Portland's main industrial-noise rule is Sec. 17-19 (Loading of scrap metal), which states: 'Between the hours of 9:00 p.m. and 7:00 a.m. the following day, no person shall engage in the loading or unloading of scrap metal into or from ships, vessels, or barges; nor shall any person, during said hours, engage in scrap metal stacking or piling preparatory to such loading or unloading, at the site thereof, or on any property adjacent thereto' (Ord. No. 170-85, 4-1-85). The rule was enacted to protect East End / waterfront residents from overnight noise at port scrap-metal operations. An exception preserves shipyard work directly related to construction, repair, or refurbishing of vessels. Portland does not publish numeric decibel limits for general industrial operations — instead, industrial noise that 'shall either annoy, disturb, injure or endanger the comfort, repose, health, peace or safety of others' is captured by the broad disorderly-conduct noise prohibition in Sec. 17-17(c). Industrial operations are also subject to Maine Department of Environmental Protection licensing under 38 MRS § 413 where pollutant or process emissions are involved. State-law disorderly conduct (17-A MRS § 501-A) provides a Class E criminal backstop for unreasonable industrial noise on or audible from public places.

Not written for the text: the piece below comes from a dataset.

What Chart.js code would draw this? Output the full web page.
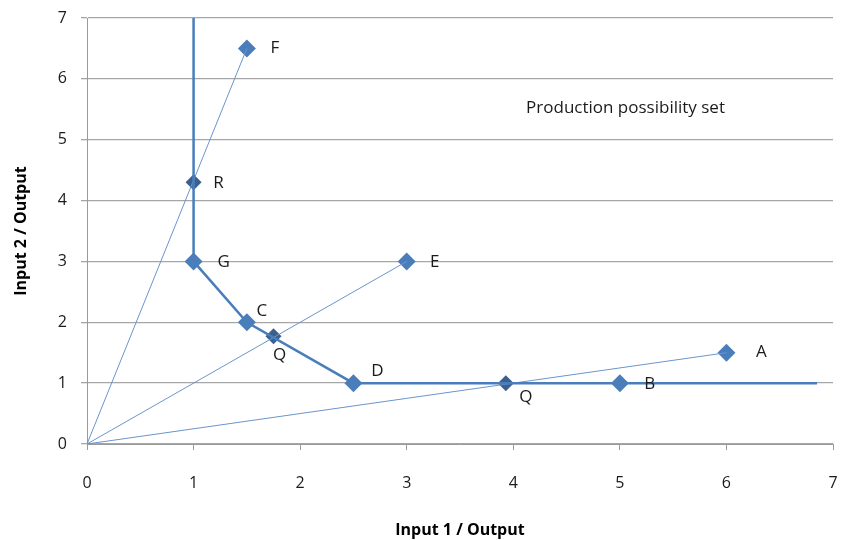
<!DOCTYPE html>
<html>
<head>
<meta charset="utf-8">
<script src="https://cdn.jsdelivr.net/npm/chart.js@4"></script>
<style>
  html, body { margin: 0; padding: 0; background: #fff; }
  #wrap { width: 842px; height: 540px; }
</style>
</head>
<body>
<div id="wrap"><canvas id="myChart" width="842" height="540"></canvas></div>
<script>
// isoquant (efficient frontier)
const isoX = [1, 1, 1.5, 2.5, 6.85];
const isoY = [7, 3, 2, 1, 1];

// observed units
const unitNames = ['A', 'B', 'C', 'D', 'E', 'F', 'G'];
const unitX = [6, 5, 1.5, 2.5, 3, 1.5, 1];
const unitY = [1.5, 1, 2, 1, 3, 6.5, 3];

// projections on the frontier
const projNames = ['Q', 'Q', 'R'];
const projX = [1.75, 3.93, 1];
const projY = [1.77, 1, 4.3];

// rays from origin
const rayEnds = ['F', 'E', 'A'];

const xTicks = [0, 1, 2, 3, 4, 5, 6, 7];
const yTicks = [0, 1, 2, 3, 4, 5, 6, 7];

const blue = '#4a7ebb';
const darkBlue = '#3a6090';
const fontFam = "'Open Sans', 'Liberation Sans', sans-serif";

function pts(xs, ys) {
  return xs.map((x, i) => ({ x: x, y: ys[i] }));
}

const rays = rayEnds.map(n => {
  const i = unitNames.indexOf(n);
  return {
    data: [{ x: 0, y: 0 }, { x: unitX[i], y: unitY[i] }],
    showLine: true,
    borderColor: '#6a95cc',
    borderWidth: 1,
    pointRadius: 0
  };
});

// label offsets in px (dx, dy)
const unitOff = {
  A: [35, -1], B: [30, 1], C: [15, -11], D: [24, -12],
  E: [28, 1], F: [28, 0], G: [30, 1]
};
const projOff = [[6, 19], [20, 14], [25, 1]];

const labelPlugin = {
  id: 'pointLabels',
  afterDatasetsDraw(chart) {
    const c = chart.ctx;
    const xs = chart.scales.x, ys = chart.scales.y;
    c.save();
    c.font = '17px ' + fontFam;
    c.fillStyle = '#1a1a1a';
    c.textAlign = 'center';
    c.textBaseline = 'middle';
    unitNames.forEach((n, i) => {
      const o = unitOff[n];
      c.fillText(n, xs.getPixelForValue(unitX[i]) + o[0], ys.getPixelForValue(unitY[i]) + o[1]);
    });
    projNames.forEach((n, i) => {
      const o = projOff[i];
      c.fillText(n, xs.getPixelForValue(projX[i]) + o[0], ys.getPixelForValue(projY[i]) + o[1]);
    });
    c.textAlign = 'left';
    c.fillText('Production possibility set', xs.getPixelForValue(4.12), ys.getPixelForValue(5.52));
    c.restore();
  }
};

window.onload = function() {
  const ctx = document.getElementById('myChart').getContext('2d');
  new Chart(ctx, {
    type: 'scatter',
    data: {
      datasets: [
        {
          data: pts(isoX, isoY),
          showLine: true,
          borderColor: blue,
          borderWidth: 2.5,
          pointRadius: 0
        },
        ...rays,
        {
          data: pts(unitX, unitY),
          pointStyle: 'rectRot',
          pointRadius: 9,
          backgroundColor: blue,
          borderColor: blue,
          borderWidth: 0
        },
        {
          data: pts(projX, projY),
          pointStyle: 'rectRot',
          pointRadius: 8,
          backgroundColor: darkBlue,
          borderColor: darkBlue,
          borderWidth: 0
        }
      ]
    },
    options: {
      responsive: false,
      animation: false,
      layout: { padding: { top: 18, right: 6, left: 0, bottom: 0 } },
      plugins: {
        legend: { display: false },
        tooltip: { enabled: false }
      },
      scales: {
        x: {
          type: 'linear',
          min: 0, max: 7,
          afterBuildTicks: s => { s.ticks = xTicks.map(v => ({ value: v })); },
          afterFit: s => { s.height = 96; s.paddingLeft = 0; s.paddingRight = 0; },
          grid: { drawOnChartArea: false, color: '#9a9a9a', tickLength: 6 },
          border: { color: '#9a9a9a' },
          ticks: { padding: 24, color: '#1a1a1a', font: { family: fontFam, size: 16 } },
          title: {
            display: true, text: 'Input 1 / Output', color: '#000',
            font: { family: fontFam, size: 16, weight: 'bold' },
            padding: { top: 22, bottom: 0 }
          }
        },
        y: {
          type: 'linear',
          min: 0, max: 7,
          afterBuildTicks: s => { s.ticks = yTicks.map(v => ({ value: v })); },
          afterFit: s => { s.width = 87; s.paddingTop = 0; s.paddingBottom = 0; },
          grid: { color: '#a6a6a6', tickLength: 6, lineWidth: 1.3 },
          border: { color: '#9a9a9a' },
          ticks: { padding: 14, color: '#1a1a1a', font: { family: fontFam, size: 16 } },
          title: {
            display: true, text: 'Input 2 / Output', color: '#000',
            font: { family: fontFam, size: 16, weight: 'bold' },
            padding: { top: 12, bottom: 0 }
          }
        }
      }
    },
    plugins: [labelPlugin]
  });
};
</script>
</body>
</html>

Scrap-metal curfew (Sec. 17-19) and general disorderly-conduct noise (Sec. 17-17) carry the same penalty schedule under § 17-17(d): minimum $100 first offense, $300 second offense, $500 each subsequent offense, plus attorneys' fees and costs of prosecution where the City prevails. State disorderly conduct under 17-A MRS § 501-A is a Class E crime (up to 6 months / $1,000).